A google search on “Linkedin architecture” came across this piece of information about LinkedIn’s architecture. A couple of points catch my eye, “The Cloud is a server that caches the entire LinkedIn network graph in memory”, “Rebuilding an instance of The Cloud from disk takes 8 hours” .. The components used in the architecture like Tomcat, Jetty, MySQL, Oracle etc are certainly capable of 99.999% availability, if architected that way. The Linkedin architecture, is great stuff to learn and understand, how high volume websites are built. There are plenty of details on how caching is done, LinkedIn also uses a push based architecture for generating content (could this be the reason???). I cannot really draw conclusions, on how to avoid this.

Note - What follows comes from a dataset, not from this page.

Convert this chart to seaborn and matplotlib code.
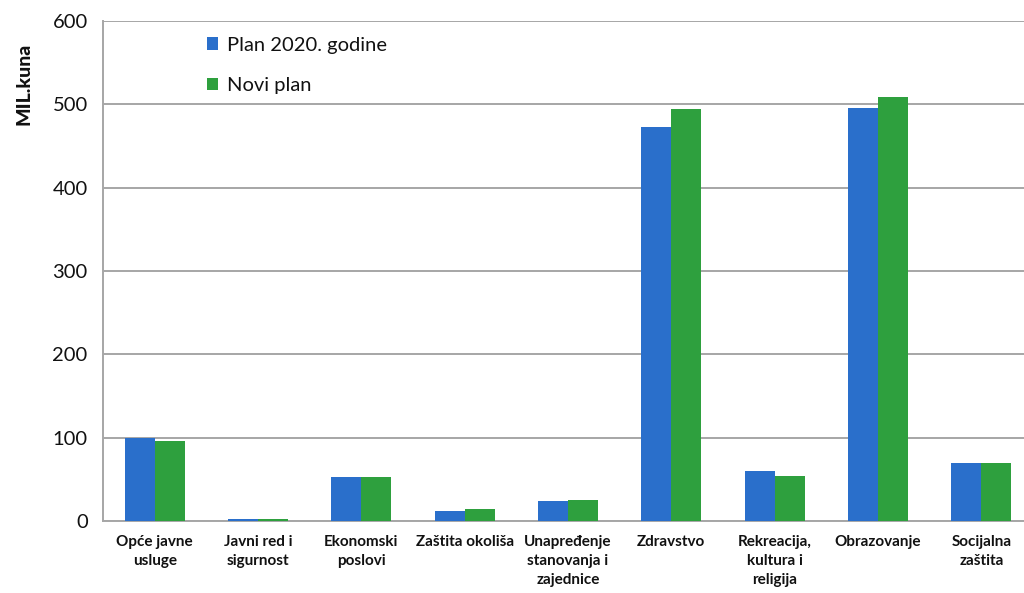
import matplotlib
matplotlib.use("Agg")
import matplotlib.pyplot as plt
import numpy as np
import pandas as pd
import seaborn as sns

categories = [
    "Opće javne\nusluge",
    "Javni red i\nsigurnost",
    "Ekonomski\nposlovi",
    "Zaštita okoliša",
    "Unapređenje\nstanovanja i\nzajednice",
    "Zdravstvo",
    "Rekreacija,\nkultura i\nreligija",
    "Obrazovanje",
    "Socijalna\nzaštita",
]
plan_2020 = [100, 3, 53, 12, 24, 473, 60, 496, 70]
novi_plan = [96, 3, 53, 14, 25, 494, 54, 509, 70]
series_names = ["Plan 2020. godine", "Novi plan"]

df = pd.DataFrame({
    "kategorija": categories * 2,
    "vrijednost": plan_2020 + novi_plan,
    "serija": [series_names[0]] * len(categories) + [series_names[1]] * len(categories),
})

sns.set_style("white")
plt.rcParams["font.family"] = ["Lato", "DejaVu Sans"]

fig = plt.figure(figsize=(10.24, 5.93), dpi=100)
ax = fig.add_axes([103 / 1024, 72 / 593, 930 / 1024, 500 / 593])

palette = {series_names[0]: "#2a6fcb", series_names[1]: "#2ea03e"}
sns.barplot(data=df, x="kategorija", y="vrijednost", hue="serija",
            palette=palette, width=0.58, saturation=1, ax=ax,
            errorbar=None, linewidth=0, edgecolor="none", zorder=3)

ax.set_ylim(0, 600)
ax.set_xlim(-0.5, len(categories) - 0.5)
ax.set_yticks(np.arange(0, 601, 100))
ax.yaxis.grid(True, color="#a6a6a6", linewidth=1.4, zorder=0)
ax.set_axisbelow(True)

for side in ["top", "right"]:
    ax.spines[side].set_visible(False)
ax.spines["left"].set_color("#a6a6a6")
ax.spines["bottom"].set_color("#a6a6a6")
ax.spines["left"].set_linewidth(1.4)
ax.spines["bottom"].set_linewidth(1.4)

ax.tick_params(axis="y", which="major", length=5, color="#a6a6a6", width=1.2,
               labelsize=14.5, pad=6, labelcolor="#111111")
ax.tick_params(axis="x", which="major", length=0, labelsize=11, pad=10,
               labelcolor="#111111")
ax.set_xticks(np.arange(-0.5, len(categories), 1), minor=True)
ax.tick_params(axis="x", which="minor", length=5, color="#a6a6a6", width=1.2)
for lbl in ax.get_xticklabels():
    lbl.set_fontweight("bold")
    lbl.set_linespacing(1.45)

ax.set_xlabel("")
ax.set_ylabel("MIL.kuna", fontsize=14, fontweight="black", color="#111111")
ax.yaxis.set_label_coords(-0.076, 0.874)

leg = ax.legend(loc="upper left", bbox_to_anchor=(0.092, 1.005), frameon=False,
                fontsize=14.5, handlelength=0.55, handleheight=0.55,
                handletextpad=0.45, labelspacing=1.15)
for txt in leg.get_texts():
    txt.set_color("#111111")

fig.savefig("out.png", dpi=100)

But, I have a couple of points, on how downtime can be avoided, and at the same time, allocate time for upgrades (hardware and software) and maintenance:
1. Use a Content Delivery Network (CDN) like Akamai, to deliver Content. This way, you have websites which deliver content to different regions across the globe, without downtime in one region affecting others. Of course the cost, could be factor. The other thing to consider would be, if the contents are very dynamic, how will this work?
2. Use a Rolling Upgrade kind of strategy. That is, if you have several servers in a cluster, high availability setup, remove one server from the cluster, upgrade and push it backup to the cluster, and then take the next one. Of course, there may be a few minutes/hours, when the versions of the applications. will be different. But, you can avoid downtime.
My thoughts, on a Monday afternoon 😉 Hope this makes sense !!!